Tuesday 19 July 2022

Who was the photographer of British Amphibians and Reptiles, Walter S. Pitt?…continued

Walter S. Pitt’s photographs were used to illustrate Malcolm Smith’s seminal book, The British Amphibians and Reptiles published by Collins in the New Naturalist series in 1951. Pitt’s photographs also appeared in magazines on aquaria and there is mention that he was the recipient of one of first four Amazon sword plants to be imported into Britain. He was a member of the Zoological Photographic Club which led me to suspect he might have been a gifted amateur photographer. But I could found nothing further. I asked if anybody had information in a post on here on 22 February 2018. A couple of days ago the President of Bath Photographic Society contacted me to say our W.S. Pitt was unlikely to be the W.S. Pitt—the only possibility I could find—who was a member of that Society in 1888. Today, by chance while looking for somebody else, I found that Walter S. Pitt was a member of the Avicultural Society and that his address was listed. A search in ancestry.com soon showed who he was.

Walter Sydney Pitt was born on 19 November 1900 at 15 Portland Place London. His father was a physician, a consultant at Guy’s Hospital. Walter Pitt became a solicitor in the city (Pontifex, Pitt and Langham of Holborn Circus). He lived in Surrey at ‘Wildwood’, Silverdale Avenue, Walton-on-Thames. He died on 21 February 1983. It appears that he and his wife, Muriel Evelyn Gillard, had no children.

Confirmation that this was the Walter Pitt I was looking for has also appeared since I did the searches in 2018. On eBay at present is a clipping from a 1946 issue Rural Affairs Magazine. The caption to the photograph shows that Pitt won second prize (and £2) in a photographic competition for a photograph of a Greater Black-backed Gull alighting on a rock. From the caption the details of the camera he was using are given. It is described as an Exacta 2¼ x 2¼ fitted with a 8¼ inch Cooke Aviar lens. The film was Ilford HP3  and the exposure 1/1000th second at f/4.5*.

Having identified Walter Sydney Pitt as a gifted amateur photographer, aquarist and aviculturist, the question now is, do his original photographs which illustrated so famous a book, survive anywhere?

Finally, some of the colour plates by Pitt from Malcolm Smith’s book. The newts were photographed in an aquarium, another photographic skill acquired by Walter Pitt.





*The camera is interesting. The negative size shows that is must have been an Exakta 6x6, a camera that only became available in Germany a week or so before the outbreak of war. My guess is it came to U.K. with a serviceman some time in 1945 and that Pitt was trying it out.
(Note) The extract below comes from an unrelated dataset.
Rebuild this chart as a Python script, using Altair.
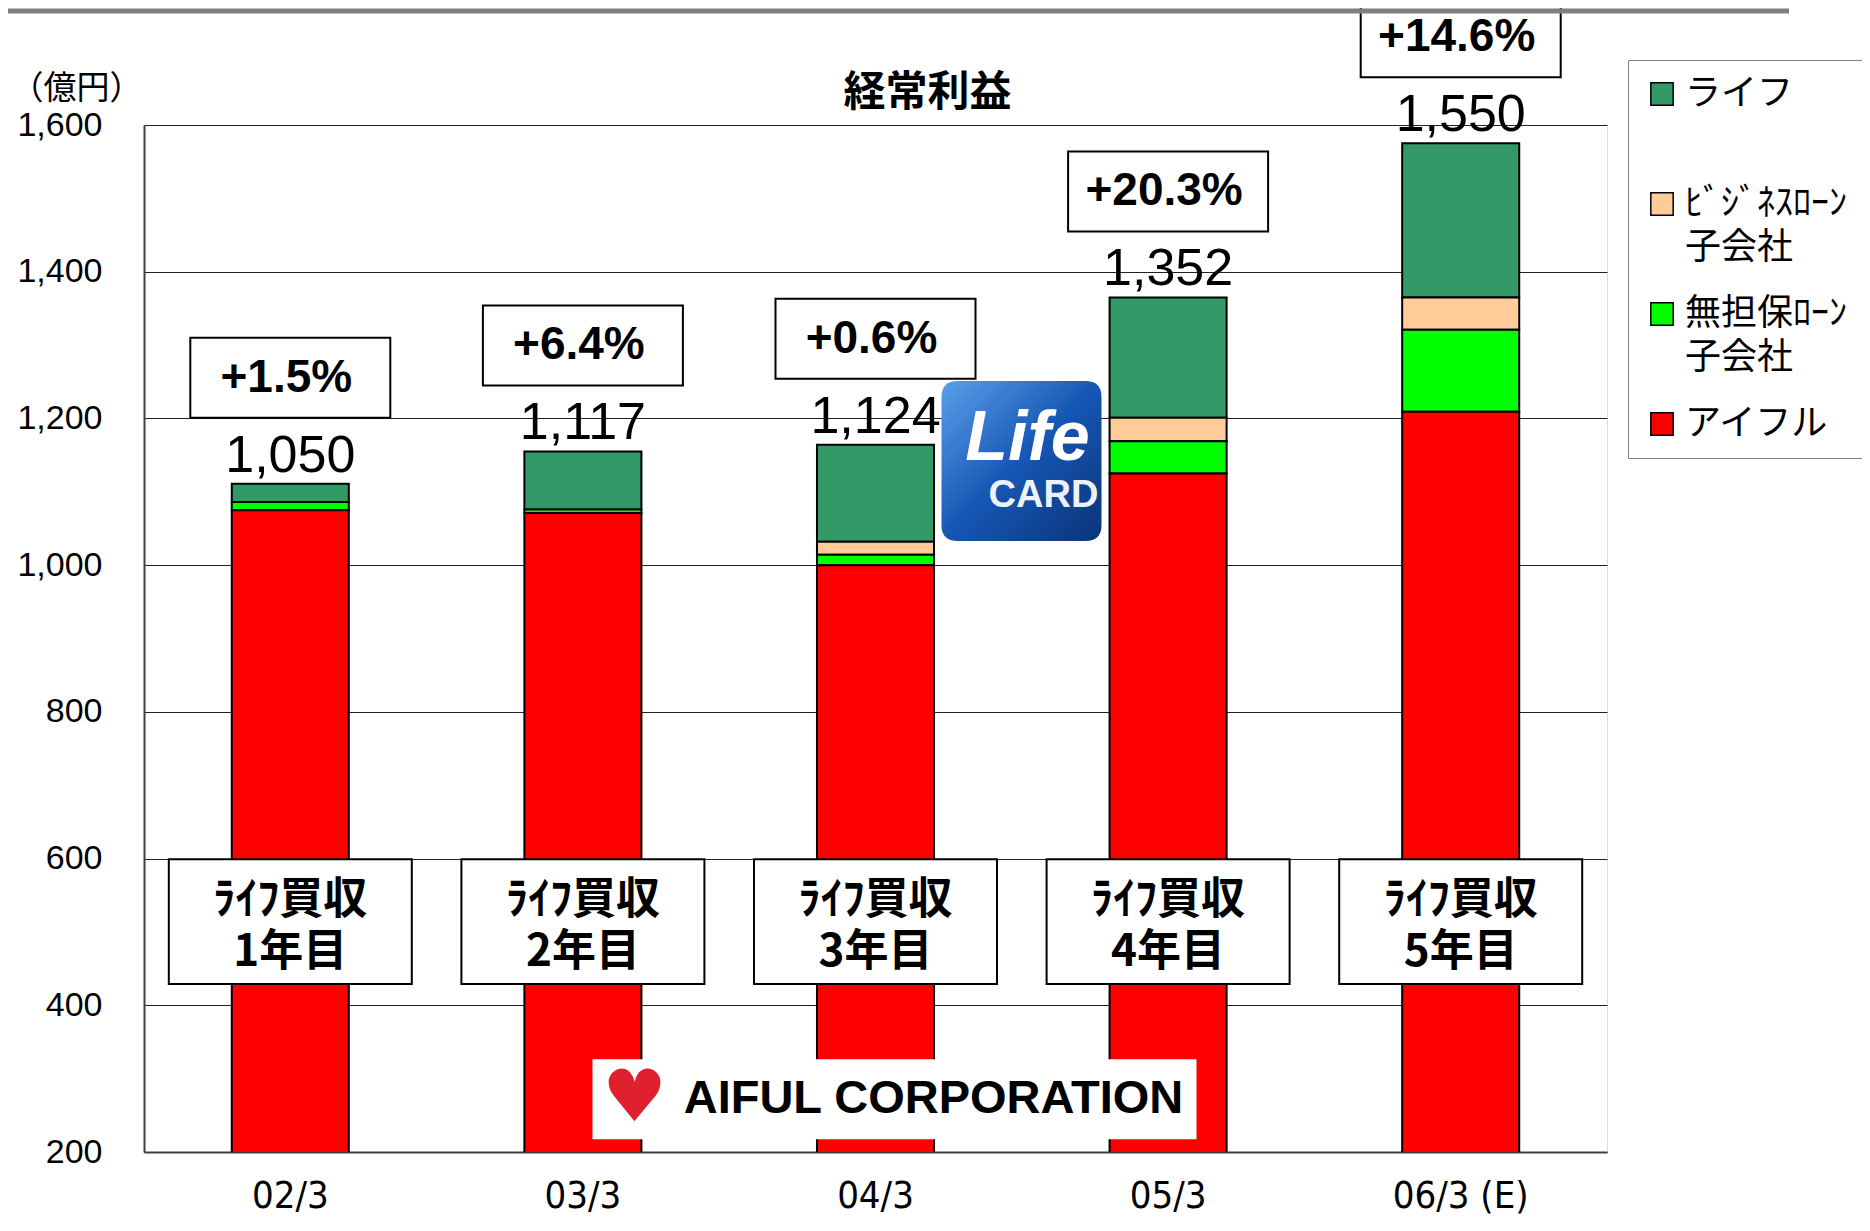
import altair as alt
import pandas as pd

# ---------------- data ----------------
categories = ["02/3", "03/3", "04/3", "05/3", "06/3 (E)"]
series = ["ライフ", "ﾋﾞｼﾞﾈｽﾛｰﾝ\n子会社", "無担保ﾛｰﾝ\n子会社", "アイフル"]
series_colors = ["#339966", "#FFCC99", "#00FF00", "#FF0000"]
stack_rank = [3, 2, 1, 0]  # アイフル at the bottom

aiful = [1075, 1071, 1000, 1125, 1209]
mutanpo = [11, 5, 14, 44, 112]
business = [0, 0, 18, 32, 44]
life = [25, 79, 132, 164, 210]

total_labels = ["1,050", "1,117", "1,124", "1,352", "1,550"]
growth_labels = ["+1.5%", "+6.4%", "+0.6%", "+20.3%", "+14.6%"]
year_labels = ["ﾗｲﾌ買収\n1年目", "ﾗｲﾌ買収\n2年目", "ﾗｲﾌ買収\n3年目", "ﾗｲﾌ買収\n4年目", "ﾗｲﾌ買収\n5年目"]
chart_title = "経常利益"
unit_label = "（億円）"

# ---------------- tables ----------------
values_by_series = {series[0]: life, series[1]: business, series[2]: mutanpo, series[3]: aiful}
rows = []
for s, rank in zip(series, stack_rank):
    for c, v in zip(categories, values_by_series[s]):
        if v > 0:
            rows.append({"cat": c, "series": s, "value": v, "rank": rank})
df = pd.DataFrame(rows)

totals = [a + b + c + d for a, b, c, d in zip(aiful, mutanpo, business, life)]
ann = pd.DataFrame({"cat": categories, "total": totals, "label": total_labels,
                    "growth": growth_labels, "year": year_labels})

W, H = 1463, 1027
JP = "Noto Sans CJK JP"
NUM = "Liberation Sans"
COND = "DejaVu Sans Condensed, Liberation Sans"

xscale = alt.Scale(domain=categories, paddingInner=0.6, paddingOuter=0.3)
yscale = alt.Scale(domain=[200, 1600], nice=False, zero=False)

X = alt.X("cat:N", scale=xscale, sort=categories,
          axis=alt.Axis(title=None, labelAngle=0, labelFont=COND,
                        labelFontSize=38, labelColor="black", labelPadding=55,
                        labelBaseline="alphabetic", ticks=False,
                        domainColor="#404040", domainWidth=2))
Y = alt.Y("value:Q", stack="zero", scale=yscale,
          axis=alt.Axis(title=unit_label, titleAngle=0, titleAlign="left",
                        titleBaseline="middle", titleX=-134, titleY=-37,
                        titleFont=JP, titleFontSize=33, titleFontWeight="normal",
                        titleColor="black",
                        values=[200, 400, 600, 800, 1000, 1200, 1400, 1600],
                        format=",d", labelFont=NUM, labelFontSize=34,
                        labelColor="black", labelPadding=42, ticks=False,
                        domainColor="#404040", domainWidth=2,
                        gridColor="#222222", gridWidth=1))

bars = alt.Chart(df).mark_bar(stroke="black", strokeWidth=2, clip=True).encode(
    x=X, y=Y,
    color=alt.Color("series:N",
                    scale=alt.Scale(domain=series, range=series_colors),
                    legend=alt.Legend(title=None, orient="none", legendX=1484, legendY=-65,
                                      direction="vertical", fillColor="white",
                                      strokeColor="#808080", padding=16,
                                      labelFont=JP, labelFontSize=36, labelColor="black",
                                      labelExpr="split(datum.label, '\\n')",
                                      labelLimit=400, labelOffset=5,
                                      symbolType="square", symbolSize=500,
                                      symbolStrokeColor="black", symbolStrokeWidth=1.5,
                                      rowPadding=30, gridAlign="all")),
    order=alt.Order("rank:Q"),
)

base = alt.Chart(ann)
xa = alt.X("cat:N", scale=xscale, sort=categories)
ya = alt.Y("total:Q", scale=yscale)

value_text = base.mark_text(font=NUM, fontSize=52, color="black", dy=-12,
                            baseline="alphabetic").encode(x=xa, y=ya, text="label:N")

box_path = "M-1,-0.4H1V0.4H-1Z"
growth_box = base.mark_point(shape=box_path, size=200 ** 2, filled=True, fill="white",
                             stroke="black", strokeWidth=2, opacity=1, yOffset=-106
                             ).encode(x=xa, y=ya)
growth_text = base.mark_text(font=NUM, fontSize=46, fontWeight="bold", color="black",
                             yOffset=-106, dx=-4, baseline="middle"
                             ).encode(x=xa, y=ya, text="growth:N")

year_path = "M-1,-0.514H1V0.514H-1Z"
year_box = base.mark_point(shape=year_path, size=243 ** 2, filled=True, fill="white",
                           stroke="black", strokeWidth=2, opacity=1
                           ).encode(x=xa, y=alt.Y(datum=514, scale=yscale))
year_text = base.mark_text(font=JP, fontSize=44, fontWeight="bold", color="black",
                           lineBreak="\n", lineHeight=52, baseline="middle", yOffset=-21
                           ).encode(x=xa, y=alt.Y(datum=514, scale=yscale), text="year:N")

# chart title (placed as text above the plot, centred a little right of the middle band)
one = alt.Chart(pd.DataFrame({"cat": ["04/3"]}))
title_text = one.mark_text(text=chart_title, font=JP, fontSize=42, fontWeight="bold",
                           color="black", xOffset=52, baseline="middle"
                           ).encode(x=xa, y=alt.Y(datum=1644, scale=yscale))

# AIFUL CORPORATION logo
logo_y = alt.Y(datum=272, scale=yscale)
logo_box = one.mark_point(shape="M-1,-0.1325H1V0.1325H-1Z", size=604 ** 2, filled=True,
                          fill="white", strokeWidth=0, opacity=1, xOffset=19
                          ).encode(x=xa, y=logo_y)
logo_heart = one.mark_text(text="♥", font="DejaVu Sans", fontSize=72, color="#E0202C",
                           xOffset=-241, baseline="middle").encode(x=xa, y=logo_y)
logo_text = one.mark_text(text="AIFUL CORPORATION", font=NUM,
                          fontSize=47, fontWeight="bold", color="black", xOffset=58,
                          baseline="middle").encode(x=xa, y=logo_y)

# Life CARD logo
life_y = alt.Y(datum=1142, scale=yscale)
rounded = ("M-0.8,-1H0.8Q1,-1 1,-0.8V0.8Q1,1 0.8,1H-0.8Q-1,1 -1,0.8V-0.8Q-1,-1 -0.8,-1Z")
life_box = one.mark_point(
    shape=rounded, size=160 ** 2, filled=True, opacity=1, strokeWidth=0, xOffset=146,
    fill=alt.LinearGradient(gradient="linear", x1=0, y1=0, x2=1, y2=1,
                            stops=[alt.GradientStop(color="#5aa0ea", offset=0),
                                   alt.GradientStop(color="#1656b4", offset=0.5),
                                   alt.GradientStop(color="#0a3478", offset=1)])
).encode(x=xa, y=life_y)
life_text = one.mark_text(text="Life", font="Liberation Sans", fontSize=70,
                          fontStyle="italic", fontWeight="bold", color="white",
                          xOffset=152, yOffset=-22, baseline="middle").encode(x=xa, y=life_y)
card_text = one.mark_text(text="CARD", font="Liberation Sans", fontSize=38,
                          fontWeight="bold", color="#EEF2F8", xOffset=168, yOffset=35,
                          baseline="middle").encode(x=xa, y=life_y)

top_line = alt.Chart(pd.DataFrame({"a": [0]})).mark_rule(color="#808080", strokeWidth=5).encode(
    x=alt.value(-136), x2=alt.value(1645), y=alt.value(-114))

chart = alt.layer(
    bars, value_text, growth_box, growth_text, year_box, year_text, title_text,
    logo_box, logo_heart, logo_text, life_box, life_text, card_text, top_line
).properties(
    width=W, height=H,
    autosize=alt.AutoSizeParams(type="none"),
    padding={"left": 136, "top": 117, "right": 255, "bottom": 66},
).configure_view(fill="#CCFFCC", stroke="#808080", strokeWidth=2
).configure(background="white", style={"guide-label": {"lineHeight": 44}})

chart.save("out.html", embed_options={"renderer": "svg", "actions": False})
The lens was a famous Cooke Aviar 210 mm lens made for large format cameras by Taylor, Taylor & Hobson in Leicester. The Exakta’s roll film would have captured just the centre of the image projected by the lens, thereby increasing its apparent focal length. Some special fitting must have been made to adapt the lens to the lens mount of the Exakta. At the time of Pitt’s photograph, the rating of Ilford HP3 film was the equivalent of approximately 250 ASA. In order to use the shutter speed he did (to capture the bird in flight) it must have been a bright if not fully sunlit day when he encountered the gull.